═══ Source data

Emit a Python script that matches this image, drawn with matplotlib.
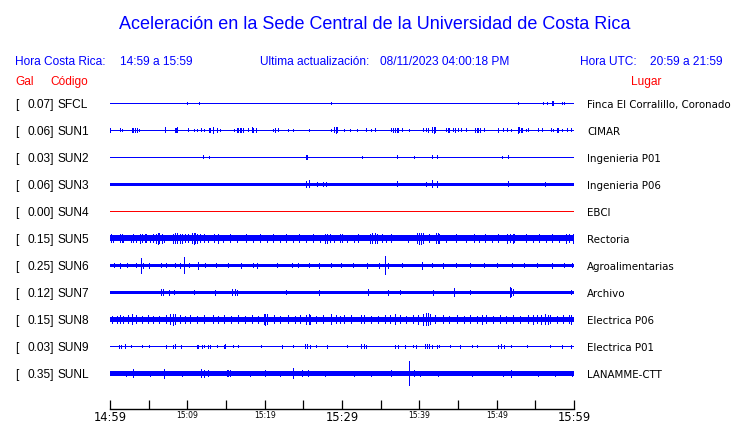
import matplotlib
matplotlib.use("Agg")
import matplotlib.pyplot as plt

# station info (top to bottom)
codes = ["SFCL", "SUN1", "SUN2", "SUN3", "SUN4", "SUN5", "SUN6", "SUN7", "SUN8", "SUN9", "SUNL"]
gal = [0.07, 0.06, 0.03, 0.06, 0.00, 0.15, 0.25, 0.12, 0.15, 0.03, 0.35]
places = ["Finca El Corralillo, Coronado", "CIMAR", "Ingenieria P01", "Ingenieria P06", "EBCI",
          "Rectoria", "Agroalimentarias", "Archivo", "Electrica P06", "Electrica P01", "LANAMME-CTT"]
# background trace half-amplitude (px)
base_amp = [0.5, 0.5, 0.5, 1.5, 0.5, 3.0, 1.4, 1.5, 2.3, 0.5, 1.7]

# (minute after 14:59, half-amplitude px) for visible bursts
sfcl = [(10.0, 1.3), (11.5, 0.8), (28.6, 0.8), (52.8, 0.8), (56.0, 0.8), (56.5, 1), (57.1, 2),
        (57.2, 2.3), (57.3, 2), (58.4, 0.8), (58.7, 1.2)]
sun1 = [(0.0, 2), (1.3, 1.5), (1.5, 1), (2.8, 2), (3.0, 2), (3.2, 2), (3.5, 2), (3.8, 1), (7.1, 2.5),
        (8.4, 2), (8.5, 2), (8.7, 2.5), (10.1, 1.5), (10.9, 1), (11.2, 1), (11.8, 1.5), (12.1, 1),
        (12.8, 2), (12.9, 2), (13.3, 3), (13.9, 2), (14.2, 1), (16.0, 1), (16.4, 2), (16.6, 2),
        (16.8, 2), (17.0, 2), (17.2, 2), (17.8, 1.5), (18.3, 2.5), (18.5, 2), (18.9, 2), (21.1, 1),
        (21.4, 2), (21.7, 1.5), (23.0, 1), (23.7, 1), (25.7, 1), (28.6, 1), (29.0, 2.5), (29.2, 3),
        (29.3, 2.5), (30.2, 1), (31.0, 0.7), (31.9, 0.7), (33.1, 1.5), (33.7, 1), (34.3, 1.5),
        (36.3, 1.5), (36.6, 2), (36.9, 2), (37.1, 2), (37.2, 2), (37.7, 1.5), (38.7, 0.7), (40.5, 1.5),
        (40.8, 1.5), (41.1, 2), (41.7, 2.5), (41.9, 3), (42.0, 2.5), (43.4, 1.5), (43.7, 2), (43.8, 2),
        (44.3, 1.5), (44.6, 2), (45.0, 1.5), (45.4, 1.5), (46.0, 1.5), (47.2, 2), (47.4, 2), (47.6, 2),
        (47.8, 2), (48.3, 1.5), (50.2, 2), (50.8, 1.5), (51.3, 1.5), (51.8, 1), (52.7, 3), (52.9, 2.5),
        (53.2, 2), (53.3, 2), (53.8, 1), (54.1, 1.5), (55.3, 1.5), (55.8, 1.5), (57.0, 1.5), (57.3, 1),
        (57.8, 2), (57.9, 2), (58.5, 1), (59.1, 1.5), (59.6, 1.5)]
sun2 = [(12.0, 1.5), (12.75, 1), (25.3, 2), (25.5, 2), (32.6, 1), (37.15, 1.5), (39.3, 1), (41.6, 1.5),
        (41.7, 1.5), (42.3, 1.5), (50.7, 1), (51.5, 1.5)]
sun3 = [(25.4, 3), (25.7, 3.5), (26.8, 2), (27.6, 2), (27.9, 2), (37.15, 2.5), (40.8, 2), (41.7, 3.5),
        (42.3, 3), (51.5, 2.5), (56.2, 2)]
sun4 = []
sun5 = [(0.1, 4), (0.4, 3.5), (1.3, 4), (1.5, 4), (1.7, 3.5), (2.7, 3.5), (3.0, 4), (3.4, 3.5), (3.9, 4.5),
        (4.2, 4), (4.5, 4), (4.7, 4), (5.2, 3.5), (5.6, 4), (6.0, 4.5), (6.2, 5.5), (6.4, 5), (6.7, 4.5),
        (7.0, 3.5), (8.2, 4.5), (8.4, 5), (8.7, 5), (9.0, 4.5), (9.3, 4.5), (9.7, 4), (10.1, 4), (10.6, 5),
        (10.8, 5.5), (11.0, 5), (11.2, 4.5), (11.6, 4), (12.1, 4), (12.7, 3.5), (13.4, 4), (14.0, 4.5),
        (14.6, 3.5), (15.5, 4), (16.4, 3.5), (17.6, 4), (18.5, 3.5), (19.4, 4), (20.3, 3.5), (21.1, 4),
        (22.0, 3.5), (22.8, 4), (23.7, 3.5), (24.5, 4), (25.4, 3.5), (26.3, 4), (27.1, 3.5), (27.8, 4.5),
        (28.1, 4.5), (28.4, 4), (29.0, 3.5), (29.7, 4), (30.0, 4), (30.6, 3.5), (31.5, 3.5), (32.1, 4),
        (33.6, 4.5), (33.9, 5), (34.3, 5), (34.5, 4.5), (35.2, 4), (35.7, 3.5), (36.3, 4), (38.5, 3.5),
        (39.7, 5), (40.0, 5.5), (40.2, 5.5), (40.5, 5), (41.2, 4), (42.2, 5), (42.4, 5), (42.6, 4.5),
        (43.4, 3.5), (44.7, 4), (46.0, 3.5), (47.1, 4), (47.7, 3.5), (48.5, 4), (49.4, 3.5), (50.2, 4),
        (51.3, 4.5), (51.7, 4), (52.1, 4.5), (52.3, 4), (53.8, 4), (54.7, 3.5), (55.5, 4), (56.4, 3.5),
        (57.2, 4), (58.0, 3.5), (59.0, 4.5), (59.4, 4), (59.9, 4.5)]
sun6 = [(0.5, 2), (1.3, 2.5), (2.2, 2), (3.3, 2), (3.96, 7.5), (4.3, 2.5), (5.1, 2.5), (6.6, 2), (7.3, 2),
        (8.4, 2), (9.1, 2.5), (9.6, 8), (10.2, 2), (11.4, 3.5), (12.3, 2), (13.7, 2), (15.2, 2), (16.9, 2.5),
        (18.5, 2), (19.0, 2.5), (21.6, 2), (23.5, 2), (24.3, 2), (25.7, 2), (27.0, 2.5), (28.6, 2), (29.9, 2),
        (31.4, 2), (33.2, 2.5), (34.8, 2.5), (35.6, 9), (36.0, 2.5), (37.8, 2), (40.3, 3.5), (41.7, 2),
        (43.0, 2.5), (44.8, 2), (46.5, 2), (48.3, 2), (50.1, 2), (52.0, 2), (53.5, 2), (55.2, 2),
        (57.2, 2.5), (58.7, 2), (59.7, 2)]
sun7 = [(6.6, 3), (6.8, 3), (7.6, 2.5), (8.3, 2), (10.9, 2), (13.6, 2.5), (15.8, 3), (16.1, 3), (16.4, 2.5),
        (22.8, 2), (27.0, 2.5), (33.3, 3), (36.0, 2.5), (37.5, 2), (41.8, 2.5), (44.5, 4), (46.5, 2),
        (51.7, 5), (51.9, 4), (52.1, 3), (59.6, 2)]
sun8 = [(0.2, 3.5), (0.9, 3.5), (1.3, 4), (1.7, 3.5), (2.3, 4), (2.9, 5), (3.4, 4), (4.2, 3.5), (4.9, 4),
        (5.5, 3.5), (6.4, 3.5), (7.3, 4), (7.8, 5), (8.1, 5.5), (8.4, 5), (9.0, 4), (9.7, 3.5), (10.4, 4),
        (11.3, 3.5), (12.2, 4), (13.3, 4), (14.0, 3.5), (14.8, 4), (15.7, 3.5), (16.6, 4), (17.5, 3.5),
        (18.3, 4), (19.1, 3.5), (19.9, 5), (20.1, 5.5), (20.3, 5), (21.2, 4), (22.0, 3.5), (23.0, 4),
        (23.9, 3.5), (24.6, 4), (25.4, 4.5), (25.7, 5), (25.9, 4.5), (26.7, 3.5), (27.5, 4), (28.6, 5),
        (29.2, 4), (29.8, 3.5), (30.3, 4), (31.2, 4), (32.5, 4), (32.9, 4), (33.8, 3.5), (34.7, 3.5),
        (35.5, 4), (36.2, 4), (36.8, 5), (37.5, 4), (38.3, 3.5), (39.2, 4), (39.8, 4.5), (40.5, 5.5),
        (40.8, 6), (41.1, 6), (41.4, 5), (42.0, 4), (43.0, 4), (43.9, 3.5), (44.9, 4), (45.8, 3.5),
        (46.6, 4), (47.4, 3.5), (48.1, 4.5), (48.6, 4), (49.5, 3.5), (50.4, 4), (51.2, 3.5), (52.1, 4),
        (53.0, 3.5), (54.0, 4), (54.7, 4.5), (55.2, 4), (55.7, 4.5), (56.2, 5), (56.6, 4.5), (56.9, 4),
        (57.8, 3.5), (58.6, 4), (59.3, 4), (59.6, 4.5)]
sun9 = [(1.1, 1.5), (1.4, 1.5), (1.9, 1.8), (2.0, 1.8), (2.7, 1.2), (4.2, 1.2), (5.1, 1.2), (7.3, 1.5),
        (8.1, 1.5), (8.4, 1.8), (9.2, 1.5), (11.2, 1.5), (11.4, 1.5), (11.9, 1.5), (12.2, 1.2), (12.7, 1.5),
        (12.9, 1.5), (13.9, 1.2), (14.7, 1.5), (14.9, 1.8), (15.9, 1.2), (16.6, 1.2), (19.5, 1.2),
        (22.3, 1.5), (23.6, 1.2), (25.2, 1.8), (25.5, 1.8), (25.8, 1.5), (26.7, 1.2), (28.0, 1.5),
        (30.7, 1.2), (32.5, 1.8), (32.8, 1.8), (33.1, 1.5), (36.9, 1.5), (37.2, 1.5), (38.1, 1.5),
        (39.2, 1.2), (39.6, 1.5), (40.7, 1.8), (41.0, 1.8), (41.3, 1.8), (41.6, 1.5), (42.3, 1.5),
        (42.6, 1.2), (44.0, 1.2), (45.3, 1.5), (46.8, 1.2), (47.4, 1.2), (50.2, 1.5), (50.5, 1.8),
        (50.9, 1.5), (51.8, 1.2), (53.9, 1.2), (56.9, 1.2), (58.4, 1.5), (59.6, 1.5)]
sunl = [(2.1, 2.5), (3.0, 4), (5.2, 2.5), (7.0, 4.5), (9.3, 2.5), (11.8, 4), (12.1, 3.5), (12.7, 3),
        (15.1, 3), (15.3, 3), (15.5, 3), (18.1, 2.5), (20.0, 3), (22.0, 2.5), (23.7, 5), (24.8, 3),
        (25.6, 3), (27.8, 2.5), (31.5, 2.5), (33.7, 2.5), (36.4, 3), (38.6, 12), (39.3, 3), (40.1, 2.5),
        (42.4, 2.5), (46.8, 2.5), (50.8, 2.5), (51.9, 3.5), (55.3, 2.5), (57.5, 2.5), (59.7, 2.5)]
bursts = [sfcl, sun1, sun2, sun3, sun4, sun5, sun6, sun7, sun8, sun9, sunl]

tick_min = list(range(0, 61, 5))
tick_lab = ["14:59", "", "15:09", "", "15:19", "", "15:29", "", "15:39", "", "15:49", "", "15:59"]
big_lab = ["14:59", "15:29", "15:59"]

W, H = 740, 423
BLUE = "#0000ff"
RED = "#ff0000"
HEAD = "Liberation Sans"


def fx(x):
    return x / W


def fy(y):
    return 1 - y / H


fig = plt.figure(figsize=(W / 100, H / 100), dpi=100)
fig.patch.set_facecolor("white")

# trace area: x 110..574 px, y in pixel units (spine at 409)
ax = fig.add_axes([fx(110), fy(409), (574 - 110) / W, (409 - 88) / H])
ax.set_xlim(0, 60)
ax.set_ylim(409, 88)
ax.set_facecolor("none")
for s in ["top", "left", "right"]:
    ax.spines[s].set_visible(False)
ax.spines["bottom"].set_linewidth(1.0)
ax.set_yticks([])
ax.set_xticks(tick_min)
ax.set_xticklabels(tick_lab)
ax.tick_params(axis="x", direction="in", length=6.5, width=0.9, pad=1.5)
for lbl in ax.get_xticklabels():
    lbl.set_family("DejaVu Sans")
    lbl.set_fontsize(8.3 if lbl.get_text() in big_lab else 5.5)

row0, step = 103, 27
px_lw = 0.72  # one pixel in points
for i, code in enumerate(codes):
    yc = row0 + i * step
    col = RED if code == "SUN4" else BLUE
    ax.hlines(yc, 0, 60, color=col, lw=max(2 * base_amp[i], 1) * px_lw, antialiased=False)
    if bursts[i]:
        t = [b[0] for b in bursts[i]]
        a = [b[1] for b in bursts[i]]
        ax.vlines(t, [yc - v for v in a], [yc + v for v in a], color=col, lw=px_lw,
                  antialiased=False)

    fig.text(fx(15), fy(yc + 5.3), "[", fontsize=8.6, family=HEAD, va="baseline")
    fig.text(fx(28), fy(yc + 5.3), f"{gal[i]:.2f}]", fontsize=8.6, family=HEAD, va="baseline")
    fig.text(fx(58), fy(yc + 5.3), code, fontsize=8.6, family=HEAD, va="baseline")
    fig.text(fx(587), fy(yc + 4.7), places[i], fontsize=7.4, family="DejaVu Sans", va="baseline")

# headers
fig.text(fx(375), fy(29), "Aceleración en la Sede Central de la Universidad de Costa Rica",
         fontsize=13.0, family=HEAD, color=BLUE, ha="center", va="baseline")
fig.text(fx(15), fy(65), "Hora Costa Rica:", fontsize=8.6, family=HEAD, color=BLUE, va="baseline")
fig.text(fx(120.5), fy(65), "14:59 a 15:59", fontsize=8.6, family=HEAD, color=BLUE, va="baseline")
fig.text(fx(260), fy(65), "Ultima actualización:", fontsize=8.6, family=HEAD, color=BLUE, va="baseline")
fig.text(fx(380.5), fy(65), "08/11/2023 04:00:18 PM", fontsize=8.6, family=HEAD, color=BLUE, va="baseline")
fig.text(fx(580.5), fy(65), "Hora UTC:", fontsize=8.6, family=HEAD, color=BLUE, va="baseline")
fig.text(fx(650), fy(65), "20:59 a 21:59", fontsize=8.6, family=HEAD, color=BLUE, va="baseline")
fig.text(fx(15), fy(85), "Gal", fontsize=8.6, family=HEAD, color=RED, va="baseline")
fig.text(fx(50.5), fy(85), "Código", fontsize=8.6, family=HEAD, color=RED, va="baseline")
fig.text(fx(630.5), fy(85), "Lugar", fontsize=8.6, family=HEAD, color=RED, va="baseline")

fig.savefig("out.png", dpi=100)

══════

Every line from the top of the material above through the line with "2.3, 0.5, 1.7]" should be duplicated exactly, please; leave out the pictures.

◆ **Problem solution**:
Emit a Python script that matches this image, drawn with matplotlib.
import matplotlib
matplotlib.use("Agg")
import matplotlib.pyplot as plt

# station info (top to bottom)
codes = ["SFCL", "SUN1", "SUN2", "SUN3", "SUN4", "SUN5", "SUN6", "SUN7", "SUN8", "SUN9", "SUNL"]
gal = [0.07, 0.06, 0.03, 0.06, 0.00, 0.15, 0.25, 0.12, 0.15, 0.03, 0.35]
places = ["Finca El Corralillo, Coronado", "CIMAR", "Ingenieria P01", "Ingenieria P06", "EBCI",
          "Rectoria", "Agroalimentarias", "Archivo", "Electrica P06", "Electrica P01", "LANAMME-CTT"]
# background trace half-amplitude (px)
base_amp = [0.5, 0.5, 0.5, 1.5, 0.5, 3.0, 1.4, 1.5, 2.3, 0.5, 1.7]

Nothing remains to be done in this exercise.